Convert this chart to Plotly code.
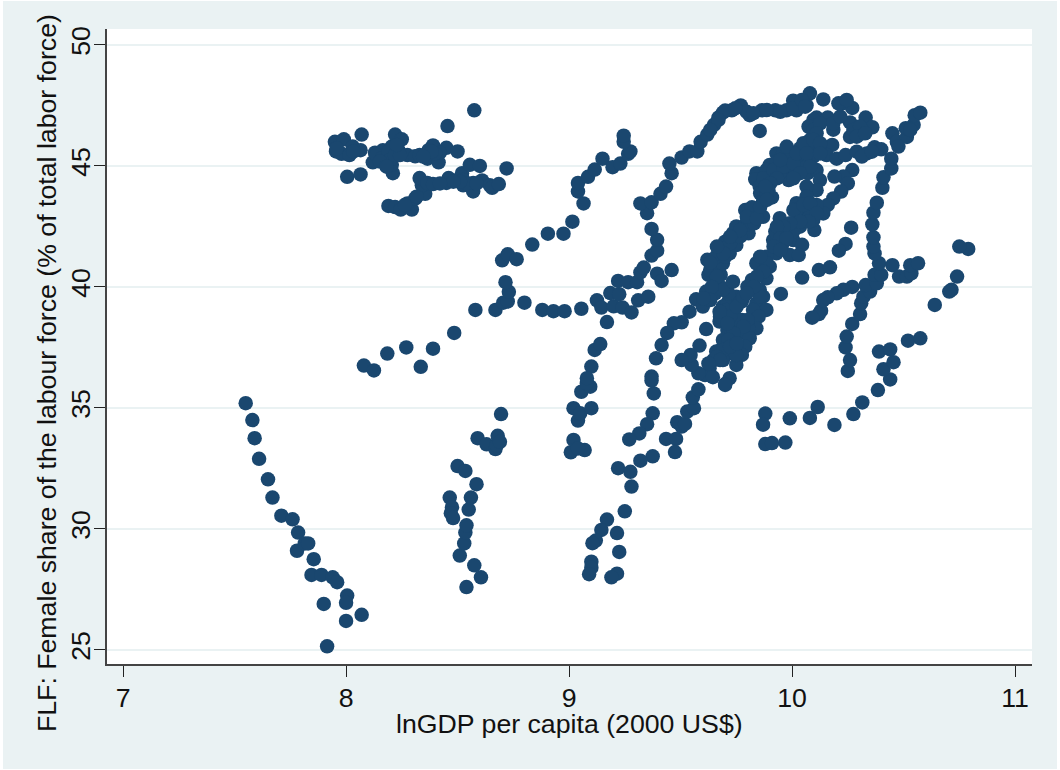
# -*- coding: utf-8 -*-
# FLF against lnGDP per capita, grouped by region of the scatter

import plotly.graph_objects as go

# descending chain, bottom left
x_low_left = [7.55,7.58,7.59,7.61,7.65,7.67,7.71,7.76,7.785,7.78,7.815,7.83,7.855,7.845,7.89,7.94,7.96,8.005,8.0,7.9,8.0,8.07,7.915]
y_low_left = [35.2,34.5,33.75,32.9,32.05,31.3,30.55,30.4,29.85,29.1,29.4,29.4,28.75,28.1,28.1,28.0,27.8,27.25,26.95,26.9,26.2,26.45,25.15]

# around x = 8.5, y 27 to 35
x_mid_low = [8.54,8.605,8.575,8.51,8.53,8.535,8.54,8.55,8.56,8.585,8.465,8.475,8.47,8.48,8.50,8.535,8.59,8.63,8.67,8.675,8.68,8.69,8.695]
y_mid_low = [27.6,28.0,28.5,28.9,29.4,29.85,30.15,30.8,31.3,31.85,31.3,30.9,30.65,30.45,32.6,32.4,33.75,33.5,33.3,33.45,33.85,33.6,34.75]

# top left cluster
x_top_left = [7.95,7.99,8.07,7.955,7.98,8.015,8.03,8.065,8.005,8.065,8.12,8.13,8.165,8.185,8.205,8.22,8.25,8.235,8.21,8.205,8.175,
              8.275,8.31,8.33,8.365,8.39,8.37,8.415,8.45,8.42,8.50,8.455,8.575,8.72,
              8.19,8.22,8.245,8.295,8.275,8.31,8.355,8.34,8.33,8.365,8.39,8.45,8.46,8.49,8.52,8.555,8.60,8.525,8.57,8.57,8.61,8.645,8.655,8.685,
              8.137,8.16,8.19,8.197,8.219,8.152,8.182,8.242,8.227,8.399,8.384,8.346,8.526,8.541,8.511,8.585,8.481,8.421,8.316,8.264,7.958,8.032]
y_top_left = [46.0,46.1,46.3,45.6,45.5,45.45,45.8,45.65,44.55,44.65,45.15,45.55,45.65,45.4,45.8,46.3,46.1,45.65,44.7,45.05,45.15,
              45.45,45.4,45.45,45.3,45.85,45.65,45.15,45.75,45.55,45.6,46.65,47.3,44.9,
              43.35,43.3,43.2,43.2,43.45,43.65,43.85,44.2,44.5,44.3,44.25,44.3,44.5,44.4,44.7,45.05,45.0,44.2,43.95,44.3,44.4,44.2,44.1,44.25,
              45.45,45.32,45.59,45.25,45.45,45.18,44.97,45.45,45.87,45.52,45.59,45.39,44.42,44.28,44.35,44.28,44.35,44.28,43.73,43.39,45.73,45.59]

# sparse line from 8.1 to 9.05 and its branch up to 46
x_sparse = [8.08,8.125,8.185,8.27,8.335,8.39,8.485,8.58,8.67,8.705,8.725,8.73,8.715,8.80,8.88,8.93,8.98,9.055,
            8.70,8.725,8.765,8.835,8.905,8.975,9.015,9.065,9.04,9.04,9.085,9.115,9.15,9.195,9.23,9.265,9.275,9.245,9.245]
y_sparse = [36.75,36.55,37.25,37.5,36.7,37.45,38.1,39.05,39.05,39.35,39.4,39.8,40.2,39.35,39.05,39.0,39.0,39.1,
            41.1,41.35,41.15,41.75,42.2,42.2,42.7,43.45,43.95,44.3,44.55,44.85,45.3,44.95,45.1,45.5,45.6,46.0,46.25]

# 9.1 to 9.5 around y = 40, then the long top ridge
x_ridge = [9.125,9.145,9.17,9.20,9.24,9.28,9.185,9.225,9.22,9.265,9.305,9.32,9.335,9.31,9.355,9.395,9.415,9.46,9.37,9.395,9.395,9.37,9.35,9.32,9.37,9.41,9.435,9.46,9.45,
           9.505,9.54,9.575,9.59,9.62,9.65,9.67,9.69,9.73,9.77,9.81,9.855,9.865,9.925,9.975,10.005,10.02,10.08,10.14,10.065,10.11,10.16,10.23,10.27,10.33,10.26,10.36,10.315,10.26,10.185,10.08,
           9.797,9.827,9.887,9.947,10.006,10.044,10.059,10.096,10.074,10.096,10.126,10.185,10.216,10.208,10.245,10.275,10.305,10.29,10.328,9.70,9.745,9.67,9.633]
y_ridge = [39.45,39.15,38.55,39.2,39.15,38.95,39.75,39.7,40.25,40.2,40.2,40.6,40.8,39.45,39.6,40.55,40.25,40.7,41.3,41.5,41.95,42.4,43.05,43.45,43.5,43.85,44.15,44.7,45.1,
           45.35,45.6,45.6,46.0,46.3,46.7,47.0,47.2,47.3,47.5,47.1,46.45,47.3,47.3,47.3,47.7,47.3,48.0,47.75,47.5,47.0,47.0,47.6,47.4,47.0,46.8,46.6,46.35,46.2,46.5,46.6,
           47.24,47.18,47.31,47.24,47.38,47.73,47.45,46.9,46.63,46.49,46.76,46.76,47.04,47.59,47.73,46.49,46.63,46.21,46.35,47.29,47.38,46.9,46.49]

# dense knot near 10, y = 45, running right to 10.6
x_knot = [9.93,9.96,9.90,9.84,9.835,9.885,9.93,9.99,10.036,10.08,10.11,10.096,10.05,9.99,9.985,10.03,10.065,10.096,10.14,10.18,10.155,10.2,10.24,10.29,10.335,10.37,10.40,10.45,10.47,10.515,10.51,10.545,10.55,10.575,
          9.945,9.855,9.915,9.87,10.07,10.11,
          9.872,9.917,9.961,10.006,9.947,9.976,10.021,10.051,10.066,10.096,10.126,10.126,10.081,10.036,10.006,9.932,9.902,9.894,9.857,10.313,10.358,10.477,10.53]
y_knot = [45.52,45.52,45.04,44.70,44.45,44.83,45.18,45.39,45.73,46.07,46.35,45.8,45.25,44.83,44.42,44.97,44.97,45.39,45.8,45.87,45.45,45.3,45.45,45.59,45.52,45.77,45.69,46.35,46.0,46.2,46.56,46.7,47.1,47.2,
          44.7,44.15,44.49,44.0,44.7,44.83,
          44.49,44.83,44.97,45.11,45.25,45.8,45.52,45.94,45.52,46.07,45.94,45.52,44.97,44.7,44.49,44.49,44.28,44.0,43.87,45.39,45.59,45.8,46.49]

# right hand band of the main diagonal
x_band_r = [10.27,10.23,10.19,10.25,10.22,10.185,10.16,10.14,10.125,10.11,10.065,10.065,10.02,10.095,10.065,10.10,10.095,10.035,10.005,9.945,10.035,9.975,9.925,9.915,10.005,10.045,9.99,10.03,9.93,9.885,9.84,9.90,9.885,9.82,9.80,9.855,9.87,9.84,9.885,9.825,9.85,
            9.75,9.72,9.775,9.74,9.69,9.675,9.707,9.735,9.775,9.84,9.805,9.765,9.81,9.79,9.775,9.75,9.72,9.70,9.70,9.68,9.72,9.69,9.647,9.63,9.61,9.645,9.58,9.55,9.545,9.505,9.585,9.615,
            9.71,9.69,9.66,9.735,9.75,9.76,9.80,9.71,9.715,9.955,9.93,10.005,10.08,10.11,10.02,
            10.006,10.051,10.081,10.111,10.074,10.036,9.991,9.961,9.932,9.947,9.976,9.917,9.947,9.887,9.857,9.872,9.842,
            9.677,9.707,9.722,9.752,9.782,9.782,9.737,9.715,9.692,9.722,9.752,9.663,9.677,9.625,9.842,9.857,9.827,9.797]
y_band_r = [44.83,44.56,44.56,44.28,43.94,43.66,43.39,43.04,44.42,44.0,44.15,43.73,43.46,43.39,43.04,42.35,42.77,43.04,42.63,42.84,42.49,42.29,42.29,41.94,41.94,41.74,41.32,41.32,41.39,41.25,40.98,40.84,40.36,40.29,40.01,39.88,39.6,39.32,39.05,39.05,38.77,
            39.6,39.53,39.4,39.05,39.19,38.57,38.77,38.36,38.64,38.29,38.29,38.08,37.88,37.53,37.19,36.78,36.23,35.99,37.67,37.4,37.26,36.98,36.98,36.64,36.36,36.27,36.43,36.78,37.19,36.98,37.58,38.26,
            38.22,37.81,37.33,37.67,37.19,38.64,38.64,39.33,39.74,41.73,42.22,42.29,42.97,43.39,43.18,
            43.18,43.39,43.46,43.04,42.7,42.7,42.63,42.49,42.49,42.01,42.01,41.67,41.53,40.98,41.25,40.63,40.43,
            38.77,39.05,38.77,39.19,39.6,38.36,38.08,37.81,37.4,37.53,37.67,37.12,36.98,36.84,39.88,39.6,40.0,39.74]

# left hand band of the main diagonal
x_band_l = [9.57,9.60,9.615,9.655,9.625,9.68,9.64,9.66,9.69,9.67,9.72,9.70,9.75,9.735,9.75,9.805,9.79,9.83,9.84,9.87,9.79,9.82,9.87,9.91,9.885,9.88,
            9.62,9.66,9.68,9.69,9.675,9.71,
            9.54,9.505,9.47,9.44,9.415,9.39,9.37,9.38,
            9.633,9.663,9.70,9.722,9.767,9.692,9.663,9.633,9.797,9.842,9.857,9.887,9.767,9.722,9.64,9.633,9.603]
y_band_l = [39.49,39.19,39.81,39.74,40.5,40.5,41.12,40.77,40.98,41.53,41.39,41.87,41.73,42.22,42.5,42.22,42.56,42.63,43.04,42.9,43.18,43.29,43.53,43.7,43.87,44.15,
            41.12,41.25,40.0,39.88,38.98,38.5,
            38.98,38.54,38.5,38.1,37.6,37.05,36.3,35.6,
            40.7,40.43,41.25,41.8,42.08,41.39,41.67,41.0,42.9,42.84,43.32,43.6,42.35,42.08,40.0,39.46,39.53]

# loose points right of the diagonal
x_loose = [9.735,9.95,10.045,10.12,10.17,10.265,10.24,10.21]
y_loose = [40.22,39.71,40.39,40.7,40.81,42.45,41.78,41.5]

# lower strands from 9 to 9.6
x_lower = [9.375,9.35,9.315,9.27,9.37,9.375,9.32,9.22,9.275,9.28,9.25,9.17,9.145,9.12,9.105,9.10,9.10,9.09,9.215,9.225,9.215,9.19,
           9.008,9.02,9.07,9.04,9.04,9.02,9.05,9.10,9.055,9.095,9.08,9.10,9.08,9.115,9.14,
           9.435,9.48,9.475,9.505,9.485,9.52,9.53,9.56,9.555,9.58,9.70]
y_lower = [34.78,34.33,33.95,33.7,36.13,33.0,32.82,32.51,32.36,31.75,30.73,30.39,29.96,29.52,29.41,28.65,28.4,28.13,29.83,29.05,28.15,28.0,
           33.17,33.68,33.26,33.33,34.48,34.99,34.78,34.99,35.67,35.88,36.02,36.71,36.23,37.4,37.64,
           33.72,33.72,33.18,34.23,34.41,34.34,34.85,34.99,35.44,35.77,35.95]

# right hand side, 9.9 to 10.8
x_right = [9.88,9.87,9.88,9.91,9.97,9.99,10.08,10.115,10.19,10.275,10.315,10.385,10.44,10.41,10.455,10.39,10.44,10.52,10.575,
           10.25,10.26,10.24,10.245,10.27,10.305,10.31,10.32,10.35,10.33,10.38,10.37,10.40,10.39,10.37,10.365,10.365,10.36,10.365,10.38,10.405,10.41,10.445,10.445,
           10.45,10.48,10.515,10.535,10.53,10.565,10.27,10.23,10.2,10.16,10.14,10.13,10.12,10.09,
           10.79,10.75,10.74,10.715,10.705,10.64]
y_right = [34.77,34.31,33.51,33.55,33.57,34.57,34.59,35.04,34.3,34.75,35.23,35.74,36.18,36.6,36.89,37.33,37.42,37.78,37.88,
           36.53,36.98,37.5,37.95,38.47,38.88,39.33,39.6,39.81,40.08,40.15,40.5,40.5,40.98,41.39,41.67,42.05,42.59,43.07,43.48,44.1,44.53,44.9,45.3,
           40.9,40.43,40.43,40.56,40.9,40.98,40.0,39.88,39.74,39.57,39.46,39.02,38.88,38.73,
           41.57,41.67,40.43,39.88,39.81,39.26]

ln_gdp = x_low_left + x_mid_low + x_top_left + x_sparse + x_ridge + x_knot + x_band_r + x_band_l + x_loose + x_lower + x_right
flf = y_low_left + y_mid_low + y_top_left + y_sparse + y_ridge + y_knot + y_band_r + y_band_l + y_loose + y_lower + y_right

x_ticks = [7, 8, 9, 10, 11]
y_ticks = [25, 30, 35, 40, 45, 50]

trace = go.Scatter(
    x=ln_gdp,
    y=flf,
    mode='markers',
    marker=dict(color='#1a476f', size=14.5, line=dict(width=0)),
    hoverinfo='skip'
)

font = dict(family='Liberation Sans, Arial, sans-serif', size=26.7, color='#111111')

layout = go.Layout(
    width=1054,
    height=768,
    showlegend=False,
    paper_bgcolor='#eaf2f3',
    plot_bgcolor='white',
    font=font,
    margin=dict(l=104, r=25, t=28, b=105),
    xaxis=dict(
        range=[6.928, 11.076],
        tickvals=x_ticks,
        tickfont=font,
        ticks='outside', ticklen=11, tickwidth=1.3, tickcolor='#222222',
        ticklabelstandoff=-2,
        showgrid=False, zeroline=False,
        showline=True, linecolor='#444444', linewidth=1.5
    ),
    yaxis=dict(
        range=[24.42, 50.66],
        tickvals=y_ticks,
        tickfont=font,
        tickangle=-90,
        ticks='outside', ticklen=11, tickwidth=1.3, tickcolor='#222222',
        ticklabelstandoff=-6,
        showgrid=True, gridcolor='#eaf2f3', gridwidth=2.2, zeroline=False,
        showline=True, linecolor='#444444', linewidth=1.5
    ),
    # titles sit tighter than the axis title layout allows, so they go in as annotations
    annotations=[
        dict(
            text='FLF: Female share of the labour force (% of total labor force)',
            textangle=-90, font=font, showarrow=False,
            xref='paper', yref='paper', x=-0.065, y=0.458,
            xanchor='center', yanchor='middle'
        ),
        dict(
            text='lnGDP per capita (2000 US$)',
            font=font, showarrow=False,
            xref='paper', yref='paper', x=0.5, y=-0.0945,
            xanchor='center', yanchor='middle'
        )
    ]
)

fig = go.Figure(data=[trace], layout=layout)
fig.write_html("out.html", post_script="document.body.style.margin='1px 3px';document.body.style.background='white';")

...

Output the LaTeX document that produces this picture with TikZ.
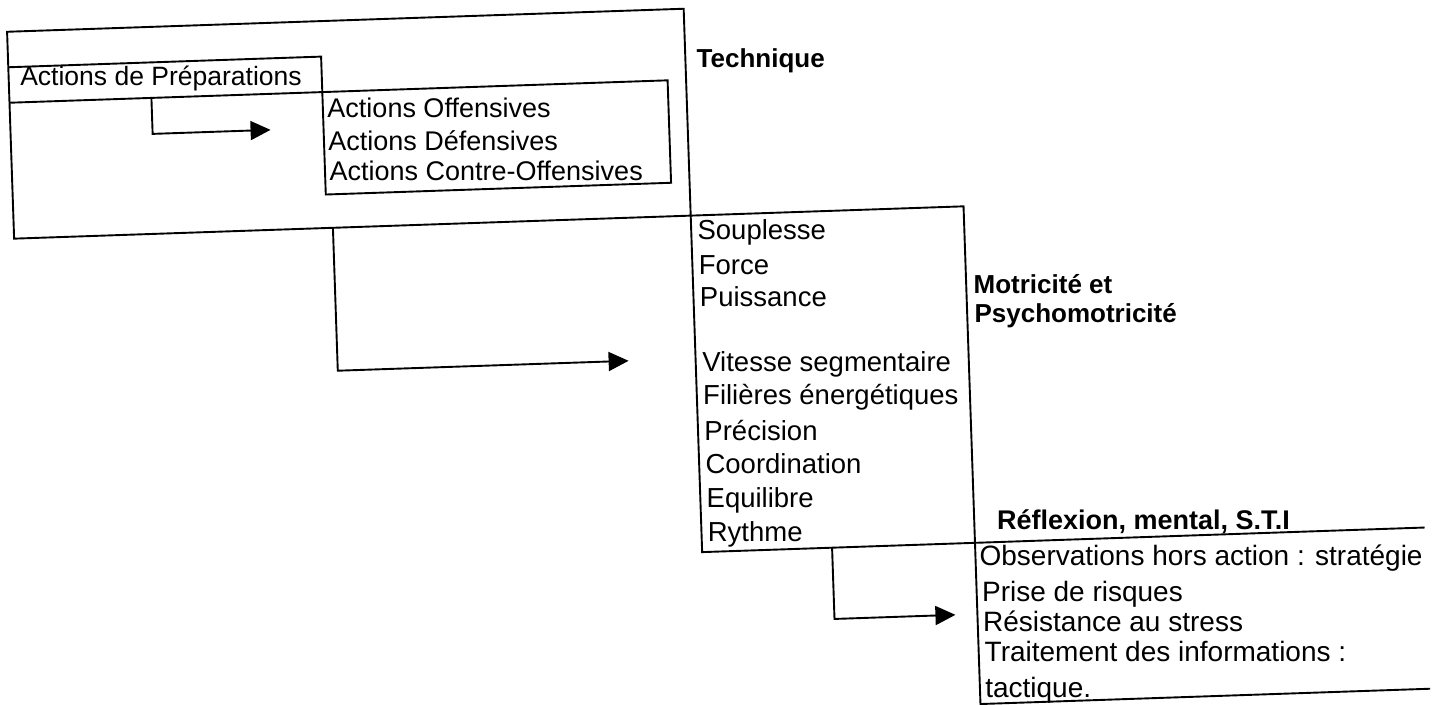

| GIVEN EXERCISE |
Extract the stretch of lines that begins at the line with "Convert this chart to Plotly code." and ends at the line with "import plotly.graph_objects as go", inclusive. Omit every picture.

| ANSWER FOR THIS EXERCISE |
Convert this chart to Plotly code.
# -*- coding: utf-8 -*-
# FLF against lnGDP per capita, grouped by region of the scatter

import plotly.graph_objects as go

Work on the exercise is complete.